Abstract

In this study the cellular events which are responsible for the induction and suppression of active Heymann's nephritis (HN) in Lewis rats were investigated. Using an enzyme-linked short-term culture assay specific autoantibody production in vitro by lymphoid cells directed against the nephritogenic renal tubular epithelial glycoprotein (RTE-Gp) was measured. By this method it was shown that only the lymph nodes that drain the site of immunization contained autoreactive B cells. Pretreatment with cyclosporine A (Cy-A) or with multiple injections of high doses of antigen in Freund's incomplete adjuvant markedly inhibited the development of disease to a subsequent nephritogenic challenge.
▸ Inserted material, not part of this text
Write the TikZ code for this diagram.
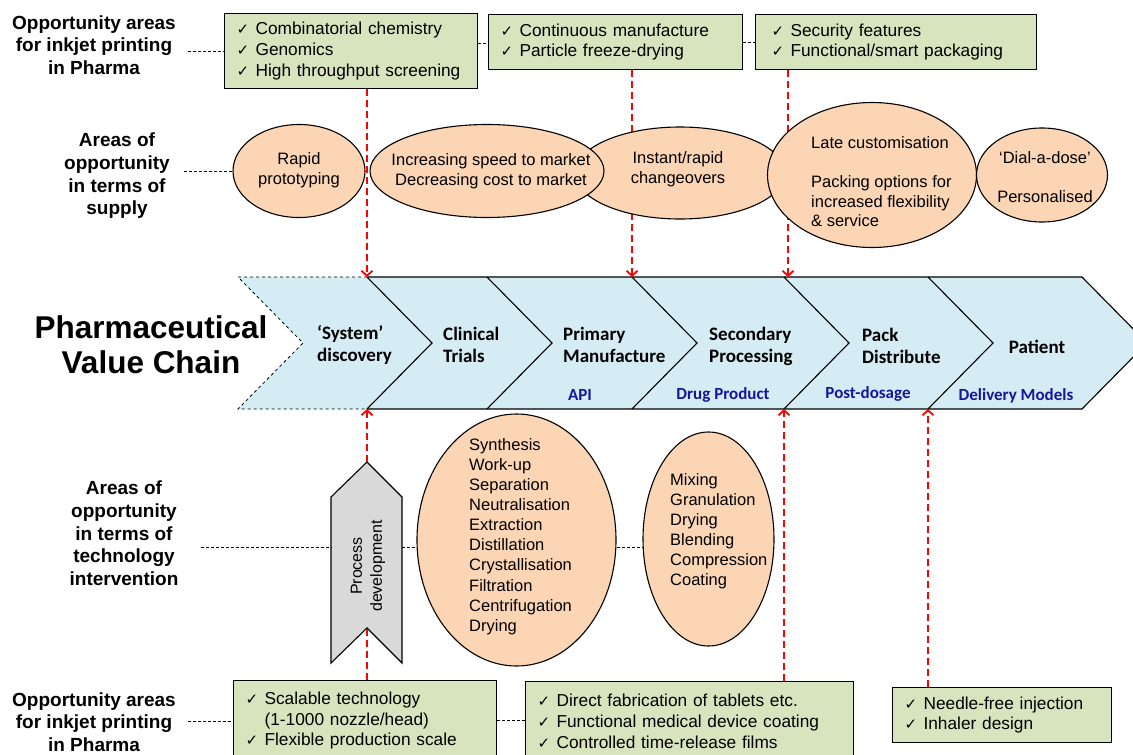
\documentclass[tikz,border=0pt]{standalone}
\usepackage{fontspec}
\setmainfont{Liberation Sans}
\newfontfamily\calib{Carlito}[Ligatures=TeX]
\newfontfamily\symb{DejaVu Sans}
\usetikzlibrary{
    shapes.geometric,
    arrows.meta,
    positioning
}
\hyphenpenalty=10000
\definecolor{boxgreen}{HTML}{D7E4BD}
\definecolor{peach}{HTML}{FCD5B5}
\definecolor{chainblue}{HTML}{D5ECF4}
\definecolor{procgrey}{HTML}{D9D9D9}
\definecolor{navy}{HTML}{16169A}
\newcommand{\tick}{\makebox[19pt][l]{\symb\fontsize{15}{15}\selectfont ✓}}
\tikzset{
    sidelabel/.style={font=\bfseries\fontsize{19}{22.7}\selectfont, align=center, inner sep=0pt},
    optbox/.style={draw, fill=boxgreen, line width=1.1pt, anchor=north west, align=left,
        inner xsep=12pt, inner ysep=0pt, font=\fontsize{17.3}{20.8}\selectfont},
    opp/.style={ellipse, draw, fill=peach, line width=1.1pt, inner sep=0pt},
    opptext/.style={align=center, inner sep=0pt, font=\fontsize{16.5}{19.7}\selectfont},
    chainlbl/.style={anchor=west, align=left, inner sep=0pt, font=\calib\bfseries\fontsize{19}{22}\selectfont},
    chainsub/.style={inner sep=0pt, text=navy, font=\calib\bfseries\fontsize{17}{17}\selectfont},
    linkdash/.style={dash pattern=on 3pt off 2pt, line width=0.8pt},
    redflow/.style={red, line width=1.8pt, dash pattern=on 7pt off 4pt},
    redarrow/.style={redflow, -{Straight Barb[length=5pt,width=11pt]}}
}

\begin{document}
\begin{tikzpicture}[x=1pt, y=-1pt]
    \useasboundingbox (0,0) rectangle (1133,755);
    \clip (0,0) rectangle (1133,755);

    % value chain
    \fill[chainblue] (238,277) -- (1082,277) -- (1147,343) -- (1082,409) -- (238,409) -- (303,343) -- cycle;
    \draw[dashed, line width=0.8pt] (367,277) -- (238,277) -- (303,343) -- (238,409) -- (367,409);
    \draw[line width=1.1pt] (367,277) -- (1082,277) -- (1147,343) -- (1082,409) -- (367,409);
    \foreach \jx in {367,487,632,784,928} {
        \draw[line width=1.1pt] (\jx,277) -- ++(65,66) -- ++(-65,66);
    }
    \coordinate (j1t) at (367,277);
    \coordinate (j3t) at (632,277);
    \coordinate (j4t) at (788,277);
    \coordinate (j1b) at (367,409);
    \coordinate (j4b) at (784,409);
    \coordinate (j5b) at (928,409);

    \node[chainlbl] (sysdisc) at (317,344.5) {‘System’\\discovery};
    \node[chainlbl] (clin) at (443,344.5) {Clinical\\Trials};
    \node[chainlbl] (prim) at (563,344.5) {Primary\\Manufacture};
    \node[chainlbl] (second) at (709,346) {Secondary\\Processing};
    \node[chainlbl] (pack) at (862,346) {Pack\\Distribute};
    \node[chainlbl, anchor=center] (patient) at (1037,347) {Patient};
    \node[chainsub] (api) at (580,395) {API};
    \node[chainsub] (drug) at (723,395) {Drug Product};
    \node[chainsub] (post) at (868,394) {Post-dosage};
    \node[chainsub] (deliv) at (1016,396) {Delivery Models};

    \node[font=\bfseries\fontsize{31.5}{35}\selectfont, align=center, inner sep=0pt] (title) at (151,345) {Pharmaceutical\\Value Chain};

    % top boxes
    \node[optbox, text width=229pt, minimum height=75pt] (ob1) at (224,13)
        {\tick Combinatorial chemistry\\\tick Genomics\\\tick High throughput screening};
    \node[optbox, text width=230pt, minimum height=55pt] (ob2) at (488,14)
        {\tick Continuous manufacture\\\tick Particle freeze-drying};
    \node[optbox, text width=257pt, minimum height=55pt] (ob3) at (755,14)
        {\hspace*{4pt}\tick Security features\\\hspace*{4pt}\tick Functional/smart packaging};

    \draw[redarrow] (ob1.south -| j1t) -- (j1t);
    \draw[redarrow] (ob2.south -| j3t) -- (j3t);
    \draw[redarrow] (ob3.south -| j4t) -- (j4t);

    % supply ellipses
    \node[opp, minimum width=210pt, minimum height=92pt] (e3) at (680,173) {};
    \node[opp, minimum width=234pt, minimum height=93pt] (e2) at (487,171) {};
    \node[opp, minimum width=132pt, minimum height=93pt] (e1) at (299,171) {};
    \node[opp, minimum width=209pt, minimum height=145pt] (e4) at (872,175) {};
    \node[opp, minimum width=131pt, minimum height=94pt] (e5) at (1042,175) {};
    \node[opptext] (e1t) at (299,170) {Rapid\\prototyping};
    \node[opptext] (e2t) at (491,171.5) {Increasing speed to market\\Decreasing cost to market};
    \node[opptext] (e3t) at (678,169) {Instant/rapid\\changeovers};
    \node[opptext, align=left, anchor=west] (e4t) at (811,181.5)
        {Late customisation\\[19.5pt]Packing options for\\increased flexibility\\\& service};
    \node[opptext] (e5t) at (1045,177) {`Dial-a-dose'\\[19.5pt]Personalised};

    % side labels
    \node[sidelabel] (lab1) at (94,45) {Opportunity areas\\for inkjet printing\\in Pharma};
    \node[sidelabel] (lab2) at (117,176) {Areas of\\opportunity\\in terms of\\supply};
    \node[sidelabel] (lab3) at (124,533.5) {Areas of\\opportunity\\in terms of\\technology\\intervention};
    \node[sidelabel] (lab4) at (94,722) {Opportunity areas\\for inkjet printing\\in Pharma};

    \draw[linkdash] ([xshift=12pt]lab1.east |- ob1.west) -- (ob1.west);
    \draw[linkdash] (ob1.east |- 0,43) -- (ob2.west |- 0,43);
    \draw[linkdash] (ob2.east |- 0,42) -- (ob3.west |- 0,42);
    \draw[linkdash] ([xshift=14pt]lab2.east |- e1.west) -- (e1.west);

    % technology ellipses
    \node[opp, minimum width=199pt, minimum height=252pt] (t1) at (516.5,540) {};
    \node[opp, minimum width=131pt, minimum height=214pt] (t2) at (708.5,539) {};
    \node[opptext, align=left, anchor=west, font=\fontsize{16.5}{20.1}\selectfont] (t1t) at (469,536.5)
        {Synthesis\\Work-up\\Separation\\Neutralisation\\Extraction\\Distillation\\Crystallisation\\Filtration\\Centrifugation\\Drying};
    \node[opptext, align=left, anchor=west, font=\fontsize{16.5}{20}\selectfont] (t2t) at (670,531.5)
        {Mixing\\Granulation\\Drying\\Blending\\Compression\\Coating};

    % process development
    \draw[fill=procgrey, line width=1.1pt] (367,462) -- (402,497) -- (402,663) -- (367,628) -- (331,663) -- (331,497) -- cycle;
    \coordinate (pdtop) at (367,462);
    \coordinate (pdnotch) at (367,628);
    \coordinate (pdwest) at (331,547);
    \coordinate (pdeast) at (402,547);
    \node[rotate=90, align=center, inner sep=0pt, font=\fontsize{16}{20}\selectfont] (procdev) at (368,566) {Process\\development};

    \draw[linkdash] ([xshift=22pt]lab3.east |- pdwest) -- (pdwest);
    \draw[linkdash] (pdeast) -- (pdeast -| t1.west);
    \draw[linkdash] (t1.east |- pdeast) -- (t2.west |- pdeast);

    % bottom boxes
    \node[optbox, text width=239pt, minimum height=80pt] (ob4) at (233,680)
        {\tick Scalable technology\\\hspace*{19pt}(1-1000 nozzle/head)\\\tick Flexible production scale};
    \node[optbox, text width=304pt, minimum height=80pt] (ob5) at (525,681)
        {\tick Direct fabrication of tablets etc.\\\tick Functional medical device coating\\\tick Controlled time-release films};
    \node[optbox, text width=195pt, minimum height=55pt] (ob6) at (892,687)
        {\tick Needle-free injection\\\tick Inhaler design};

    \draw[redarrow] (pdtop) -- (j1b);
    \draw[redflow] (ob4.north -| pdnotch) -- (pdnotch);
    \draw[redarrow] (ob5.north -| j4b) -- (j4b);
    \draw[redarrow] (ob6.north -| j5b) -- (j5b);

    \draw[linkdash] ([xshift=12pt]lab4.east |- 0,721) -- (ob4.west |- 0,721);
    \draw[linkdash] (ob4.east |- 0,720) -- (ob5.west |- 0,720);
\end{tikzpicture}
\end{document}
In challenged high-dose-tolerant (HDT) rats the autoimmune response was only 5–10% of immunized nontolerant rats. This tolerance could not be transferred by lymphoid cells from Cy-A-treated rats, but could be transferred by lymphoid cells derived from the thymus or spleen of HDT rats. Thus a suppressor cell of thymic origin may be responsible for HDT. Transfer of affinity column-fractionated splenic T cells from HDT rats demonstrated that OX8 − helper and OX8 + suppressor T cells are involved in the induction and suppression, respectively, of the autoimmune response in this experimental nephropathy.